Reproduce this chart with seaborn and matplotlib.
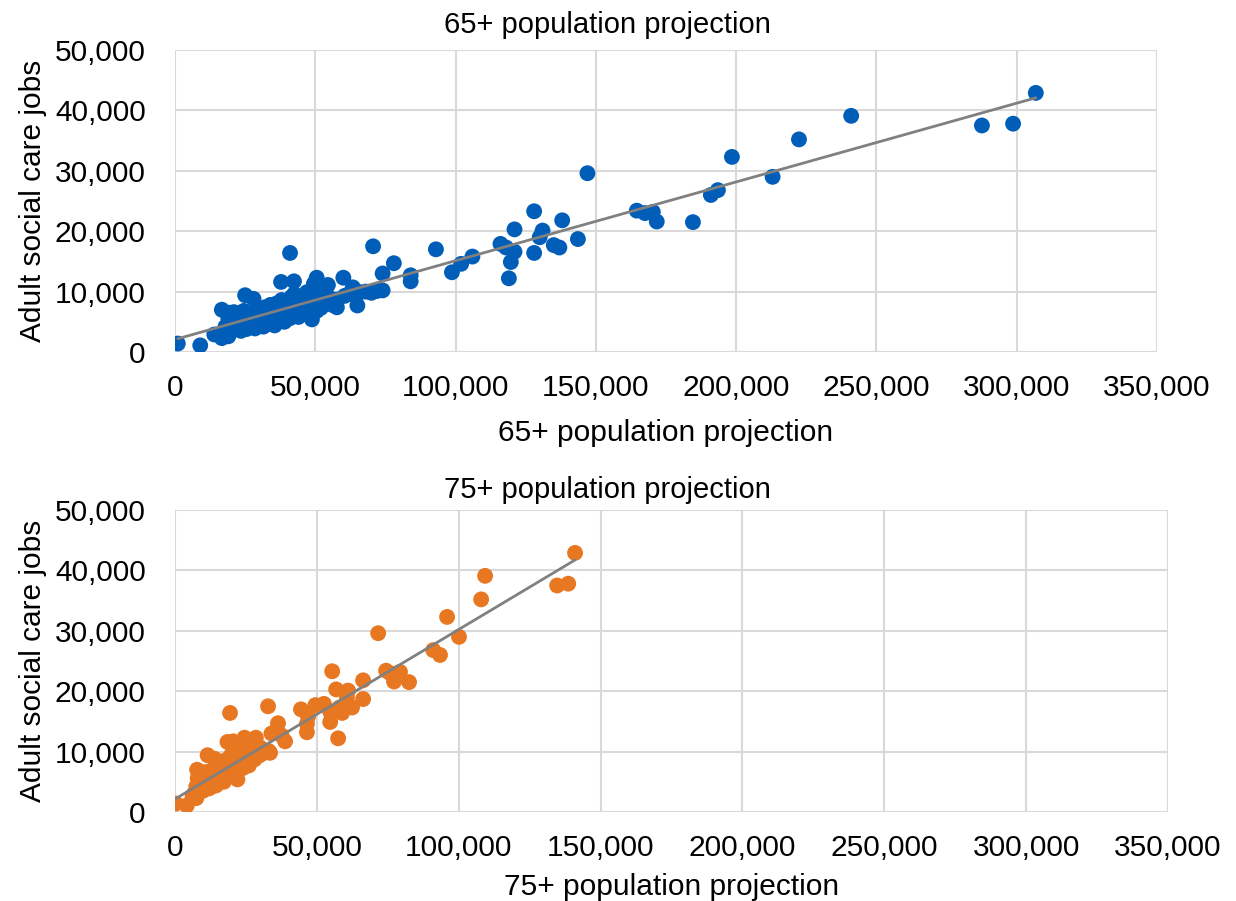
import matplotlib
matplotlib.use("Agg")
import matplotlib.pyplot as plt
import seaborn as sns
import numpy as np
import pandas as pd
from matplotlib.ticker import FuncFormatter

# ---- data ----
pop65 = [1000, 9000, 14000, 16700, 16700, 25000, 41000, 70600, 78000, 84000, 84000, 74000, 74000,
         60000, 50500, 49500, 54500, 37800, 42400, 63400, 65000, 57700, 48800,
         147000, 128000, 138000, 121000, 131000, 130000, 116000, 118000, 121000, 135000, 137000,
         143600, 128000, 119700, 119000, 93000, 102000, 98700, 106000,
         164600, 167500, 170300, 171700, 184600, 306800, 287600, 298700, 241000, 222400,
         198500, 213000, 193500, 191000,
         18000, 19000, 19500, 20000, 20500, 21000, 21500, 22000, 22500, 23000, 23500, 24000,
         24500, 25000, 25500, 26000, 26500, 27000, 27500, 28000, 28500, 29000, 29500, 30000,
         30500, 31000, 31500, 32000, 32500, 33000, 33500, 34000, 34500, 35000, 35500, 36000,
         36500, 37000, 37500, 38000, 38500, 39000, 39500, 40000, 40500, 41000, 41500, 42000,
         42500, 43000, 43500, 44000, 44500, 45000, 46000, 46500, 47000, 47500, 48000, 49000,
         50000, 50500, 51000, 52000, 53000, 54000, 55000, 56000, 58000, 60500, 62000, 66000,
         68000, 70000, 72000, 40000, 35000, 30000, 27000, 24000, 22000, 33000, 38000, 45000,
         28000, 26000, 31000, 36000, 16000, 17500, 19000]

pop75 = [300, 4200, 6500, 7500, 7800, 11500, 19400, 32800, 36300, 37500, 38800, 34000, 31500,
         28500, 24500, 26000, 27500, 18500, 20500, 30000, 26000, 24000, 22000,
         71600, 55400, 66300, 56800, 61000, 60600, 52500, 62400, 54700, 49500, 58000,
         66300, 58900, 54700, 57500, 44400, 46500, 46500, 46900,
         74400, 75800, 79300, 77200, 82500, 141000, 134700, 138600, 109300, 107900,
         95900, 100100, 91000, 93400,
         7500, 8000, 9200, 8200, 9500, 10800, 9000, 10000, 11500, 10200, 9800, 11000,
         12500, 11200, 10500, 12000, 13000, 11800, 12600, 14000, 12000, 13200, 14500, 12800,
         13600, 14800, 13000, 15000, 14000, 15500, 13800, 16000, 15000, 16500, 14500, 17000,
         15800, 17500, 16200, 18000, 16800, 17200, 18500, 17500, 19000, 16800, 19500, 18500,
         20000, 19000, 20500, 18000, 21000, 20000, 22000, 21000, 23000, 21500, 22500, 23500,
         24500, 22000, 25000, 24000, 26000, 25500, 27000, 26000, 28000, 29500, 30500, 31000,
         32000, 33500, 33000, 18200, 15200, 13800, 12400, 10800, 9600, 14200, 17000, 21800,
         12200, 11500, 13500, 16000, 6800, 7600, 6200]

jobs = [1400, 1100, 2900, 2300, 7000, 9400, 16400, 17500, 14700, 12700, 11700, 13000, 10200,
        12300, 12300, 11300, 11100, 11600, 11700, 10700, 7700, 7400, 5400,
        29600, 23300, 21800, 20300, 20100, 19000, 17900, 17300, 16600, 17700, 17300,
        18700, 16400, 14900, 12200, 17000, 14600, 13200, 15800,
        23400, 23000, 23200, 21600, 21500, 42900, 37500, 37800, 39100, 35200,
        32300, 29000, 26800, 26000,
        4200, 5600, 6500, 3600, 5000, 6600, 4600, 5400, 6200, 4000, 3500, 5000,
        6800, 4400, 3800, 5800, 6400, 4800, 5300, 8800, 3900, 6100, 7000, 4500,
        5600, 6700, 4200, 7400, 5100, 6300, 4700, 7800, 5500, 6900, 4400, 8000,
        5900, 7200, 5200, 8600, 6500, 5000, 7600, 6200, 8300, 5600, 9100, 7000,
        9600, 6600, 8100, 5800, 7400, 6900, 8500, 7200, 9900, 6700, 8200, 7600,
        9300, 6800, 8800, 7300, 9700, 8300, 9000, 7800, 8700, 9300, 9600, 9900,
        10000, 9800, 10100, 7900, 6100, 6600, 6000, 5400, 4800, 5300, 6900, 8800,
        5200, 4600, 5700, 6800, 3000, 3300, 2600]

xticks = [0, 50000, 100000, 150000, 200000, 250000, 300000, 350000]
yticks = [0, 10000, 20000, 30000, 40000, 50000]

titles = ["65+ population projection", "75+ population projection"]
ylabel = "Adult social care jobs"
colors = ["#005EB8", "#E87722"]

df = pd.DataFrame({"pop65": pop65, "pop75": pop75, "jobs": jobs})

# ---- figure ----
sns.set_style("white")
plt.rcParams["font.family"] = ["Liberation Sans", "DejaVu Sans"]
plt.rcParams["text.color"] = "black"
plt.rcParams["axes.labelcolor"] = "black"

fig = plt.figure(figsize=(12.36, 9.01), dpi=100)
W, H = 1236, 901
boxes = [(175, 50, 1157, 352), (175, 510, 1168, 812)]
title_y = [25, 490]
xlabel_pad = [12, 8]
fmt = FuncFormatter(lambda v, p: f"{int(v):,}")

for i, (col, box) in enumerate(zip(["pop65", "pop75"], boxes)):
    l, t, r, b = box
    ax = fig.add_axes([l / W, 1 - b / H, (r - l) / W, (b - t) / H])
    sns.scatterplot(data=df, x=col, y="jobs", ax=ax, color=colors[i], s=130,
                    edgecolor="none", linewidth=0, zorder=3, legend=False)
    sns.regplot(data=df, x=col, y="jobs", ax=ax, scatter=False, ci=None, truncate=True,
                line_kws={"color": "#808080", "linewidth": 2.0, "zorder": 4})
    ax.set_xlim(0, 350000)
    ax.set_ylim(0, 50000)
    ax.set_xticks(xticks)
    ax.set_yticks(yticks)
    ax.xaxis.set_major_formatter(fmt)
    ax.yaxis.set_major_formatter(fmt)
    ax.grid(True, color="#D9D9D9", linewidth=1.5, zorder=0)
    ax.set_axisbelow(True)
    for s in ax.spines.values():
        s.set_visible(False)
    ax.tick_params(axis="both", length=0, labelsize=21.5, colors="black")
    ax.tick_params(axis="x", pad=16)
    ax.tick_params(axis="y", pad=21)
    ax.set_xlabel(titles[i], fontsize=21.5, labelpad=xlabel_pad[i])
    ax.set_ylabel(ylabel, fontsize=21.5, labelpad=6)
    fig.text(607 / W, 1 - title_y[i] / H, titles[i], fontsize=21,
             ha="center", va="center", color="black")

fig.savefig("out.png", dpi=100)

**YOUR OBJECTIVE:** Print the whole listing above once more, word for word, without its pictures.

**EXERCISE OUTPUT:**
Reproduce this chart with seaborn and matplotlib.
import matplotlib
matplotlib.use("Agg")
import matplotlib.pyplot as plt
import seaborn as sns
import numpy as np
import pandas as pd
from matplotlib.ticker import FuncFormatter

# ---- data ----
pop65 = [1000, 9000, 14000, 16700, 16700, 25000, 41000, 70600, 78000, 84000, 84000, 74000, 74000,
         60000, 50500, 49500, 54500, 37800, 42400, 63400, 65000, 57700, 48800,
         147000, 128000, 138000, 121000, 131000, 130000, 116000, 118000, 121000, 135000, 137000,
         143600, 128000, 119700, 119000, 93000, 102000, 98700, 106000,
         164600, 167500, 170300, 171700, 184600, 306800, 287600, 298700, 241000, 222400,
         198500, 213000, 193500, 191000,
         18000, 19000, 19500, 20000, 20500, 21000, 21500, 22000, 22500, 23000, 23500, 24000,
         24500, 25000, 25500, 26000, 26500, 27000, 27500, 28000, 28500, 29000, 29500, 30000,
         30500, 31000, 31500, 32000, 32500, 33000, 33500, 34000, 34500, 35000, 35500, 36000,
         36500, 37000, 37500, 38000, 38500, 39000, 39500, 40000, 40500, 41000, 41500, 42000,
         42500, 43000, 43500, 44000, 44500, 45000, 46000, 46500, 47000, 47500, 48000, 49000,
         50000, 50500, 51000, 52000, 53000, 54000, 55000, 56000, 58000, 60500, 62000, 66000,
         68000, 70000, 72000, 40000, 35000, 30000, 27000, 24000, 22000, 33000, 38000, 45000,
         28000, 26000, 31000, 36000, 16000, 17500, 19000]

pop75 = [300, 4200, 6500, 7500, 7800, 11500, 19400, 32800, 36300, 37500, 38800, 34000, 31500,
         28500, 24500, 26000, 27500, 18500, 20500, 30000, 26000, 24000, 22000,
         71600, 55400, 66300, 56800, 61000, 60600, 52500, 62400, 54700, 49500, 58000,
         66300, 58900, 54700, 57500, 44400, 46500, 46500, 46900,
         74400, 75800, 79300, 77200, 82500, 141000, 134700, 138600, 109300, 107900,
         95900, 100100, 91000, 93400,
         7500, 8000, 9200, 8200, 9500, 10800, 9000, 10000, 11500, 10200, 9800, 11000,
         12500, 11200, 10500, 12000, 13000, 11800, 12600, 14000, 12000, 13200, 14500, 12800,
         13600, 14800, 13000, 15000, 14000, 15500, 13800, 16000, 15000, 16500, 14500, 17000,
         15800, 17500, 16200, 18000, 16800, 17200, 18500, 17500, 19000, 16800, 19500, 18500,
         20000, 19000, 20500, 18000, 21000, 20000, 22000, 21000, 23000, 21500, 22500, 23500,
         24500, 22000, 25000, 24000, 26000, 25500, 27000, 26000, 28000, 29500, 30500, 31000,
         32000, 33500, 33000, 18200, 15200, 13800, 12400, 10800, 9600, 14200, 17000, 21800,
         12200, 11500, 13500, 16000, 6800, 7600, 6200]

jobs = [1400, 1100, 2900, 2300, 7000, 9400, 16400, 17500, 14700, 12700, 11700, 13000, 10200,
        12300, 12300, 11300, 11100, 11600, 11700, 10700, 7700, 7400, 5400,
        29600, 23300, 21800, 20300, 20100, 19000, 17900, 17300, 16600, 17700, 17300,
        18700, 16400, 14900, 12200, 17000, 14600, 13200, 15800,
        23400, 23000, 23200, 21600, 21500, 42900, 37500, 37800, 39100, 35200,
        32300, 29000, 26800, 26000,
        4200, 5600, 6500, 3600, 5000, 6600, 4600, 5400, 6200, 4000, 3500, 5000,
        6800, 4400, 3800, 5800, 6400, 4800, 5300, 8800, 3900, 6100, 7000, 4500,
        5600, 6700, 4200, 7400, 5100, 6300, 4700, 7800, 5500, 6900, 4400, 8000,
        5900, 7200, 5200, 8600, 6500, 5000, 7600, 6200, 8300, 5600, 9100, 7000,
        9600, 6600, 8100, 5800, 7400, 6900, 8500, 7200, 9900, 6700, 8200, 7600,
        9300, 6800, 8800, 7300, 9700, 8300, 9000, 7800, 8700, 9300, 9600, 9900,
        10000, 9800, 10100, 7900, 6100, 6600, 6000, 5400, 4800, 5300, 6900, 8800,
        5200, 4600, 5700, 6800, 3000, 3300, 2600]

xticks = [0, 50000, 100000, 150000, 200000, 250000, 300000, 350000]
yticks = [0, 10000, 20000, 30000, 40000, 50000]

titles = ["65+ population projection", "75+ population projection"]
ylabel = "Adult social care jobs"
colors = ["#005EB8", "#E87722"]

df = pd.DataFrame({"pop65": pop65, "pop75": pop75, "jobs": jobs})

# ---- figure ----
sns.set_style("white")
plt.rcParams["font.family"] = ["Liberation Sans", "DejaVu Sans"]
plt.rcParams["text.color"] = "black"
plt.rcParams["axes.labelcolor"] = "black"

fig = plt.figure(figsize=(12.36, 9.01), dpi=100)
W, H = 1236, 901
boxes = [(175, 50, 1157, 352), (175, 510, 1168, 812)]
title_y = [25, 490]
xlabel_pad = [12, 8]
fmt = FuncFormatter(lambda v, p: f"{int(v):,}")

for i, (col, box) in enumerate(zip(["pop65", "pop75"], boxes)):
    l, t, r, b = box
    ax = fig.add_axes([l / W, 1 - b / H, (r - l) / W, (b - t) / H])
    sns.scatterplot(data=df, x=col, y="jobs", ax=ax, color=colors[i], s=130,
                    edgecolor="none", linewidth=0, zorder=3, legend=False)
    sns.regplot(data=df, x=col, y="jobs", ax=ax, scatter=False, ci=None, truncate=True,
                line_kws={"color": "#808080", "linewidth": 2.0, "zorder": 4})
    ax.set_xlim(0, 350000)
    ax.set_ylim(0, 50000)
    ax.set_xticks(xticks)
    ax.set_yticks(yticks)
    ax.xaxis.set_major_formatter(fmt)
    ax.yaxis.set_major_formatter(fmt)
    ax.grid(True, color="#D9D9D9", linewidth=1.5, zorder=0)
    ax.set_axisbelow(True)
    for s in ax.spines.values():
        s.set_visible(False)
    ax.tick_params(axis="both", length=0, labelsize=21.5, colors="black")
    ax.tick_params(axis="x", pad=16)
    ax.tick_params(axis="y", pad=21)
    ax.set_xlabel(titles[i], fontsize=21.5, labelpad=xlabel_pad[i])
    ax.set_ylabel(ylabel, fontsize=21.5, labelpad=6)
    fig.text(607 / W, 1 - title_y[i] / H, titles[i], fontsize=21,
             ha="center", va="center", color="black")

fig.savefig("out.png", dpi=100)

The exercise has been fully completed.